Go back and read Baku’s apology, and its clear that he pawed, he neck bit, and he felt badly enough about it - he realized it was violation of boundaries, of consent - that he went out of his way to call and apologize for it the next day. I can’t read that any other way than as an admission - albeit not clearly made - the he did in fact commit the kind of casual sexual assault that happens over and over, that is rampant in the world and in BDSM spaces. He did exactly what she said. There really isn’t a lot of he said / she said here. They both describe pretty much the same thing.

And then he realized he fucked up, he apologized for it. That doesn’t undo what he did - I hate the idea that one can simply apologize to avoid the consequences of what one did - but it at laest means he looked at what he did and realized it was wrong.

Because it was wrong. It is a specific (and inflammatory) example of the kind of casual wrong that seems rampant in everyday life an din BDSM spaces. What most discouraged me yesterday, is the quantity and volume of defenses of that kind of casual everyday “minor” violations of consent, and the blaming of someone who simply said, my consent was violated. Whether or not such things are common - defenses of them, and attacks on those who would speak up about them absolutely are rampant and overwhelming.
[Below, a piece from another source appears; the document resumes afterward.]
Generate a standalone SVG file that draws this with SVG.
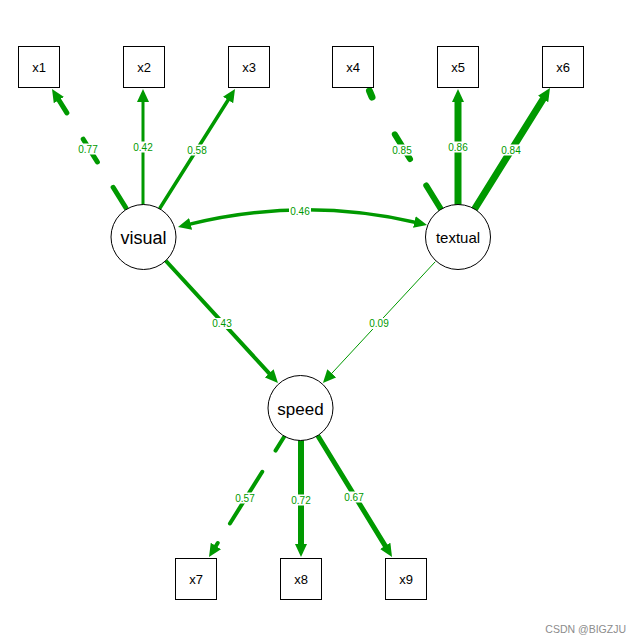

Baku isn’t ‘the bad guy’ in this scenario. He is simply one more “lovable doofus” who showed an easy ability to confuse boundaries and consent, to defend it on the grounds that ‘she was ok with it’, and in my reading of his ‘apology,’ to care more about his reputation than about the person who’s consent he violated. That makes him one of, oh, hundreds of thousands of people, male and female, here on Fetlife.

The ‘Bad Guy’ is the culture that makes it so easy to have and maintain that kind of attitude, and IMO the proper response to that kind of casual violation of consent is to firmly, even harshly, shut it down, make it known so that there is the chance of proper social accountability for it, and educate. Baku is no worse - and no better - than a lot of other people in this.
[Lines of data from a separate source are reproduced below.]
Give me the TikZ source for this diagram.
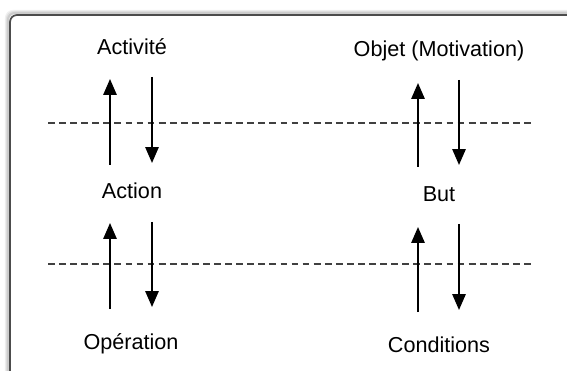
\documentclass[tikz,border=0pt]{standalone}
\usepackage{fontspec}
\setmainfont{Liberation Sans}
\usetikzlibrary{arrows.meta}

\begin{document}
\begin{tikzpicture}[x=0.2mm, y=0.2mm]
			\tikzstyle{every node}=[font=\fontsize{12.3}{14}\selectfont, anchor=base, inner sep=0pt]
			\tikzstyle{pfeil}=[line width=1.1pt, -{Triangle[length=9pt, width=7.5pt]}]
			\tikzstyle{grenze}=[line width=0.95pt, black!75, dash pattern=on 3.9pt off 2.4pt]
			\tikzstyle{rahmen}=[line width=1.2pt, rounded corners=4pt]
			
			\clip (0,0) rectangle (567,370);
			\useasboundingbox (0,0) rectangle (567,370);
			
			%Rahmen mit Schatten
			\draw[rahmen, black!6] (6,-20) -- (6,359) -- (600,359);
			\draw[rahmen, black!12] (7,-20) -- (7,358) -- (600,358);
			\draw[rahmen, black!20] (8,-20) -- (8,357) -- (600,357);
			\draw[rahmen, black!70, line width=1pt] (10,-20) -- (10,355) -- (600,355);
			
			%Beschriftungen (Grundlinie)
			\node (akt) at (132,315) {Activité};
			\node (obj) at (439,313) {Objet (Motivation)};
			\node (act) at (132,172) {Action};
			\node (but) at (439,168) {But};
			\node (op) at (131,21) {Opération};
			\node (cond) at (439,18) {Conditions};
			
			%Pfeilenden
			\coordinate (a1) at (110,205); \coordinate (a2) at (110,291);
			\coordinate (b1) at (152,293); \coordinate (b2) at (152,207);
			\coordinate (c1) at (110,61);  \coordinate (c2) at (110,147);
			\coordinate (d1) at (152,148); \coordinate (d2) at (152,63);
			\coordinate (e1) at (418,203); \coordinate (e2) at (418,287);
			\coordinate (f1) at (459,290); \coordinate (f2) at (459,205);
			\coordinate (g1) at (418,58);  \coordinate (g2) at (418,143);
			\coordinate (h1) at (459,146); \coordinate (h2) at (459,60);
			
			%Ebenengrenzen
			\coordinate (o1) at (48,247); \coordinate (o2) at (534,247);
			\coordinate (u1) at (48,106); \coordinate (u2) at (534,106);
			\draw[grenze] (o1) -- (o2);
			\draw[grenze] (u1) -- (u2);
			
			\draw[pfeil] (a1) -- (a2);
			\draw[pfeil] (b1) -- (b2);
			\draw[pfeil] (c1) -- (c2);
			\draw[pfeil] (d1) -- (d2);
			\draw[pfeil] (e1) -- (e2);
			\draw[pfeil] (f1) -- (f2);
			\draw[pfeil] (g1) -- (g2);
			\draw[pfeil] (h1) -- (h2);
		\end{tikzpicture}
\end{document}
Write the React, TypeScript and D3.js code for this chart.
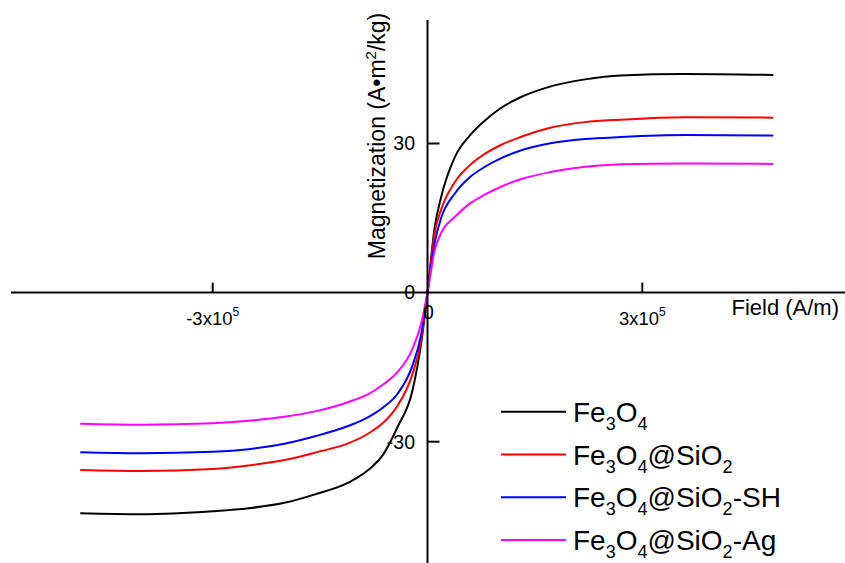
import React from "react";
import * as d3 from "d3";

const fieldValues = [-4.85e5, -4.0e5, -3.0e5, -2.5e5, -2.0e5, -1.57e5, -1.1e5, -0.82e5, -0.62e5, -0.42e5, -0.21e5, -0.09e5, 0, 0.1e5, 0.19e5, 0.38e5, 0.59e5, 0.8e5, 1.01e5, 1.3e5, 1.7e5, 2.2e5, 2.7e5, 3.6e5, 4.83e5];
const fe3o4 = [-44.4, -44.6, -44.0, -43.4, -42.3, -40.6, -38.2, -35.6, -32.6, -27.1, -19.7, -10.3, 0, 13.1, 19.2, 27.2, 31.6, 34.6, 37.0, 39.3, 41.4, 42.9, 43.7, 44.0, 43.8];
const fe3o4SiO2 = [-35.7, -35.9, -35.5, -34.8, -33.7, -32.2, -30.3, -28.3, -26.2, -22.8, -16.4, -9.7, 0, 12.0, 16.7, 22.2, 25.6, 27.9, 29.6, 31.3, 33.1, 34.3, 34.8, 35.3, 35.2];
const fe3o4SiO2SH = [-32.1, -32.3, -32.0, -31.5, -30.4, -28.9, -26.8, -25.0, -23.1, -20.4, -14.7, -8.5, 0, 10.0, 15.0, 19.9, 23.2, 25.3, 26.9, 28.6, 30.0, 30.9, 31.3, 31.7, 31.6];
const fe3o4SiO2Ag = [-26.4, -26.6, -26.3, -25.8, -25.0, -23.9, -22.0, -20.4, -18.5, -16.0, -11.3, -6.3, 0, 8.5, 12.0, 15.2, 17.9, 19.7, 21.2, 22.8, 24.2, 25.3, 25.8, 26.0, 25.9];

const seriesSuffixes = ["", "@SiO2", "@SiO2-SH", "@SiO2-Ag"];
const seriesColors = ["#000000", "#ff0000", "#0000ff", "#ff00ff"];
const seriesData = [fe3o4, fe3o4SiO2, fe3o4SiO2SH, fe3o4SiO2Ag];

const xTicks = [-3e5, 3e5];
const xTickMantissa = ["-3x10", "3x10"];
const xTickExp = ["5", "5"];
const yTicks = [-30, 30];

const FONT = "'Liberation Sans', Arial, Helvetica, sans-serif";

function LegendLabel({ idx, x, y }: { idx: number; x: number; y: number }) {
  const subSize = 18;
  const pieces: React.ReactNode[] = [];
  pieces.push(<tspan key="a">Fe</tspan>);
  pieces.push(<tspan key="b" fontSize={subSize} dy={8}>3</tspan>);
  pieces.push(<tspan key="c" dy={-8}>O</tspan>);
  pieces.push(<tspan key="d" fontSize={subSize} dy={8}>4</tspan>);
  const suf = seriesSuffixes[idx];
  if (suf) {
    const parts = suf.split("2");
    pieces.push(<tspan key="e" dy={-8}>{parts[0]}</tspan>);
    pieces.push(<tspan key="f" fontSize={subSize} dy={8}>2</tspan>);
    if (parts[1]) pieces.push(<tspan key="g" dy={-8}>{parts[1]}</tspan>);
  }
  return (
    <text x={x} y={y} fontSize={28} fontFamily={FONT} fill="#000">
      {pieces}
    </text>
  );
}

export default function App() {
  const W = 845;
  const H = 563;
  const x = d3.scaleLinear().domain([-3e5, 3e5]).range([212.7, 642.3]);
  const y = d3.scaleLinear().domain([-30, 30]).range([441.7, 143.5]);
  const x0 = x(0);
  const y0 = y(0);

  const line = d3
    .line<number>()
    .x((_, i) => x(fieldValues[i]))
    .y((d) => y(d))
    .curve(d3.curveMonotoneX);

  const legendX1 = 501;
  const legendX2 = 566;
  const legendY0 = 411.7;
  const legendStep = 42.8;

  return (
    <svg
      width={W}
      height={H}
      style={{ position: "absolute", left: 0, top: 0, background: "#fff" }}
      fontFamily={FONT}
    >
      <rect x={0} y={0} width={W} height={H} fill="#fff" />
      {seriesData.map((d, i) => (
        <path key={i} d={line(d) || ""} fill="none" stroke={seriesColors[i]} strokeWidth={2} strokeLinejoin="round" />
      ))}
      <line x1={11} x2={845} y1={y0} y2={y0} stroke="#000" strokeWidth={2} />
      <line x1={x0} x2={x0} y1={20} y2={563} stroke="#000" strokeWidth={2} />
      {xTicks.map((t, i) => (
        <g key={"xt" + i}>
          <line x1={x(t)} x2={x(t)} y1={y0} y2={y0 - 10} stroke="#000" strokeWidth={2} />
          <text x={x(t)} y={325} textAnchor="middle" fontSize={18.5} fill="#000">
            <tspan>{xTickMantissa[i]}</tspan>
            <tspan fontSize={12} dy={-9}>{xTickExp[i]}</tspan>
          </text>
        </g>
      ))}
      {yTicks.map((t, i) => (
        <g key={"yt" + i}>
          <line x1={x0} x2={x0 + 12} y1={y(t)} y2={y(t)} stroke="#000" strokeWidth={2} />
          <text x={415} y={y(t)} dy="0.35em" textAnchor="end" fontSize={19.5} fill="#000">
            {t}
          </text>
        </g>
      ))}
      <text x={415} y={y0} dy="0.35em" textAnchor="end" fontSize={19.5} fill="#000">0</text>
      <text x={x0 + 1} y={y0 + 20} dy="0.35em" textAnchor="middle" fontSize={19.5} fill="#000">0</text>
      <text x={839} y={315} textAnchor="end" fontSize={22} fill="#000">Field (A/m)</text>
      <text
        transform={`translate(377,136) rotate(-90)`}
        textAnchor="middle"
        dy="0.35em"
        fontSize={23}
        fill="#000"
      >
        <tspan>Magnetization (A•m</tspan>
        <tspan fontSize={15} dy={-9}>2</tspan>
        <tspan dy={9}>/kg)</tspan>
      </text>
      {seriesData.map((_, i) => (
        <g key={"lg" + i}>
          <line
            x1={legendX1}
            x2={legendX2}
            y1={legendY0 + i * legendStep}
            y2={legendY0 + i * legendStep}
            stroke={seriesColors[i]}
            strokeWidth={2}
          />
          <LegendLabel idx={i} x={573} y={legendY0 + i * legendStep + 10} />
        </g>
      ))}
    </svg>
  );
}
But here’s the point, the real point.

Baku isn’t a bad guy - he’s just a person, better than some, worse than some, representative of the culture he is in.
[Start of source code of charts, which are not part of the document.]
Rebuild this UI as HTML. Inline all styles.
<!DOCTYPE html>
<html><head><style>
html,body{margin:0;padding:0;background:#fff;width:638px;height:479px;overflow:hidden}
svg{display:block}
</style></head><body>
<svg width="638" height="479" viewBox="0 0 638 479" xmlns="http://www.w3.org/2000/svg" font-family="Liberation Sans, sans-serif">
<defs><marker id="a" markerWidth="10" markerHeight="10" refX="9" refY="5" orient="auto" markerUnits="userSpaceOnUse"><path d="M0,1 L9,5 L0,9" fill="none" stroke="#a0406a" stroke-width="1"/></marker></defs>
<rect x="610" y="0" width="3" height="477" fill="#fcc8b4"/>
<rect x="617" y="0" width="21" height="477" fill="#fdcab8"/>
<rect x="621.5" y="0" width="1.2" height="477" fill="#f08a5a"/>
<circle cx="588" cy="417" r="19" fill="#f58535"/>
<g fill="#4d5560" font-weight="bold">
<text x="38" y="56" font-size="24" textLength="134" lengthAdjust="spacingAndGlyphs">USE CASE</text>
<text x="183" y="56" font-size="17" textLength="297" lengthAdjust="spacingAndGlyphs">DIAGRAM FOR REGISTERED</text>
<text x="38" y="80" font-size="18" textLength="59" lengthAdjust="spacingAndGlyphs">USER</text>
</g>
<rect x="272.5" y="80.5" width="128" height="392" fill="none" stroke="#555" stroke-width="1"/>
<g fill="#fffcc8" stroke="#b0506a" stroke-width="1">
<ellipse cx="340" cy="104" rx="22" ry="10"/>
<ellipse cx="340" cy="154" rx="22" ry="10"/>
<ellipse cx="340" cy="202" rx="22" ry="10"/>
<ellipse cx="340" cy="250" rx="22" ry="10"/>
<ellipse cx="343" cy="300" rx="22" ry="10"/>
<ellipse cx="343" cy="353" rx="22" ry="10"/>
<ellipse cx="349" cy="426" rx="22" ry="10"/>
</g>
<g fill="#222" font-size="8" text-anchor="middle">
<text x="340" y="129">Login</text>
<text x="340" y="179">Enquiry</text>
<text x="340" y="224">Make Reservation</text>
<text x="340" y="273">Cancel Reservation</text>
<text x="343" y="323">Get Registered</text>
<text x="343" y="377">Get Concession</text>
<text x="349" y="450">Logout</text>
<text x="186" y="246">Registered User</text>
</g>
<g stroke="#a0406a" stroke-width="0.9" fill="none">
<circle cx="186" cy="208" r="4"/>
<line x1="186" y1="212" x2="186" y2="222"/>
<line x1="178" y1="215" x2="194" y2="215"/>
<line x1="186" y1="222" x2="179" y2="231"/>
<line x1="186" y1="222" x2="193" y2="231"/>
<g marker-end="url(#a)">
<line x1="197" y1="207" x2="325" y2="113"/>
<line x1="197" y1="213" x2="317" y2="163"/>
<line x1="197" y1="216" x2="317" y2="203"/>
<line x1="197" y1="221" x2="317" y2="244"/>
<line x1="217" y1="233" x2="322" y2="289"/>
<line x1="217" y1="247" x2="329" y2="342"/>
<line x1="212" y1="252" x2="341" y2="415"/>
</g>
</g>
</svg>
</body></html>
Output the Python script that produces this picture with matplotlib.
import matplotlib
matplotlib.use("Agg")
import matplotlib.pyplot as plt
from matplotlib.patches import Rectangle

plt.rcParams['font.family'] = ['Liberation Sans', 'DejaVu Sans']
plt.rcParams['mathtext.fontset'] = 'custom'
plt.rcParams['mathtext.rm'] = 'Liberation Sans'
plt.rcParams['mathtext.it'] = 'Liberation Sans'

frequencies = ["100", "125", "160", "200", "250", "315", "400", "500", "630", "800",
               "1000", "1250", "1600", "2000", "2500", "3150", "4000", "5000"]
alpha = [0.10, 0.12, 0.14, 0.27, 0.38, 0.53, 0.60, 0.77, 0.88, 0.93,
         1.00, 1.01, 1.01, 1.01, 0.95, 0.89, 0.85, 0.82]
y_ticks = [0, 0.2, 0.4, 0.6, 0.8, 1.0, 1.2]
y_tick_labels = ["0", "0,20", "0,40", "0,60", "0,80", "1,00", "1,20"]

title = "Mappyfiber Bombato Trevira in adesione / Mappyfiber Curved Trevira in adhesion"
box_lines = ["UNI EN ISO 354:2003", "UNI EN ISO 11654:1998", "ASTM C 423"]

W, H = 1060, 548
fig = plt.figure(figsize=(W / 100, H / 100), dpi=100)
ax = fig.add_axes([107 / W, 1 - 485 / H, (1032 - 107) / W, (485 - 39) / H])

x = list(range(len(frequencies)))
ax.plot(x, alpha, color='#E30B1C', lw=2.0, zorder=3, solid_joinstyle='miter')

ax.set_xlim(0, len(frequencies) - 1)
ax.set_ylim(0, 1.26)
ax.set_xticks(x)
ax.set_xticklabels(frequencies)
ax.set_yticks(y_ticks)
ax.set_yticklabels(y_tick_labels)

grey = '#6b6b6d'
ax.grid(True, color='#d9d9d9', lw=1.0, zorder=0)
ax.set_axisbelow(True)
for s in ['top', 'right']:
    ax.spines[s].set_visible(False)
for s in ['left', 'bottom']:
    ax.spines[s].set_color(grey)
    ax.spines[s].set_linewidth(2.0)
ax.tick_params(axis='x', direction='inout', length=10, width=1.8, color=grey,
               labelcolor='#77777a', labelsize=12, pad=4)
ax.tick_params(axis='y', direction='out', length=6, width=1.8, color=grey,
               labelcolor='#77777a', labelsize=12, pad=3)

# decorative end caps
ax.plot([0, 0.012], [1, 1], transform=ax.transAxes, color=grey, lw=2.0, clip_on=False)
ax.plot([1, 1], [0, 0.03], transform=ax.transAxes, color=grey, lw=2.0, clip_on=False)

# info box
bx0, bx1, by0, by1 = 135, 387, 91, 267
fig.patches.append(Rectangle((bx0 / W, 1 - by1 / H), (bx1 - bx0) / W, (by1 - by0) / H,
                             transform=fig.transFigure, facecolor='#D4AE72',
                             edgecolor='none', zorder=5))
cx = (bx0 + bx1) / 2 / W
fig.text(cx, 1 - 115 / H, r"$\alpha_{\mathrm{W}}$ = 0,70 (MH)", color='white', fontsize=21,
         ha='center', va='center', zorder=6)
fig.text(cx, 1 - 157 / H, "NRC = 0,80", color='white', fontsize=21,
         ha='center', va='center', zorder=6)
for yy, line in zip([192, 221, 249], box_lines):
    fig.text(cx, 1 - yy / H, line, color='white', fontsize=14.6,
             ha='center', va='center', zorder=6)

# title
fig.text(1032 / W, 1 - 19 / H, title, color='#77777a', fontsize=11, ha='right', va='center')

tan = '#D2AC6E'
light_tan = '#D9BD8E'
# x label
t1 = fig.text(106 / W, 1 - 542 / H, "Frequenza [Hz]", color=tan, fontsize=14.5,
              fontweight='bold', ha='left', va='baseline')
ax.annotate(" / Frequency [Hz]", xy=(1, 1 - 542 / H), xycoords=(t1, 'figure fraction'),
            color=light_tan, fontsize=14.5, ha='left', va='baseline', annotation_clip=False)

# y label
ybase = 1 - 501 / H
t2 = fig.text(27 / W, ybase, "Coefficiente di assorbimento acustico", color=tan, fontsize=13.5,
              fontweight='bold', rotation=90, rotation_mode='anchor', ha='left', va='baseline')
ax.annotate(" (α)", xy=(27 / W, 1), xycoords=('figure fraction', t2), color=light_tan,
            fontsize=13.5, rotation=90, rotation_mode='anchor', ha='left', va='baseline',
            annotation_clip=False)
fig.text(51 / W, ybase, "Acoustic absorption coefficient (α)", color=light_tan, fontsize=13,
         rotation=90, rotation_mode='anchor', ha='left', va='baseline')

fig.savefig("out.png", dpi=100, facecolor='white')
What John Baku is, is a leader. Whether you want him to be or not, whether he wants to be or not, he simply is. By virtue of having created this resource, Fetlife, Baku finds himself in the position of being able to, at his sole discretion, decide how a million and a half kinky people are able to talk to, with, and about each other. He is without doubt the single most powerful kink leader on the planet right now.

And as that powerful leader, what he says and what he decides has real impact on a lot of people. When his ‘apology’ constitutes a ‘no I didn’t sexually assault her because she was ok with it even though what I admit happened constitutes sexual assault’ appeal, right in the midst of a difficult and ongoing argument about how to deal with consent violations and those who commit sexual assault - the signal it sends is that on this issue Baku, for those of us who think this issue of consent is a large problem, that Baku is a bad leader. Not a bad man, not evil - but a leader who is making that problem worse, not better.

The issue is not whether Baku is a bad man - he is in my opinion a reasonably good flawed man who displayed in his letter some damaging attitudes- or that the woman is a ‘lying bitch’ - she clearly isn’t and the attacks on her have been horrible and, frankly, bordering on evil.

The issue is whether Baku, as the very powerful leader that he is, is leading with attitudes toward consent that make the problem better, or worse. And it is what he is going to do on this problem - one which make a lot of people feel that Fetlife, intentionally or not, favors abusers over victims. THAT needs to be dealt with.

And now, having said my piece, I’m going to go concentrate on work, and some people I care about, and let this drama go. I’ll probably be around some to perv pics and friends and read PMs. Don’t expect a reply here for a while.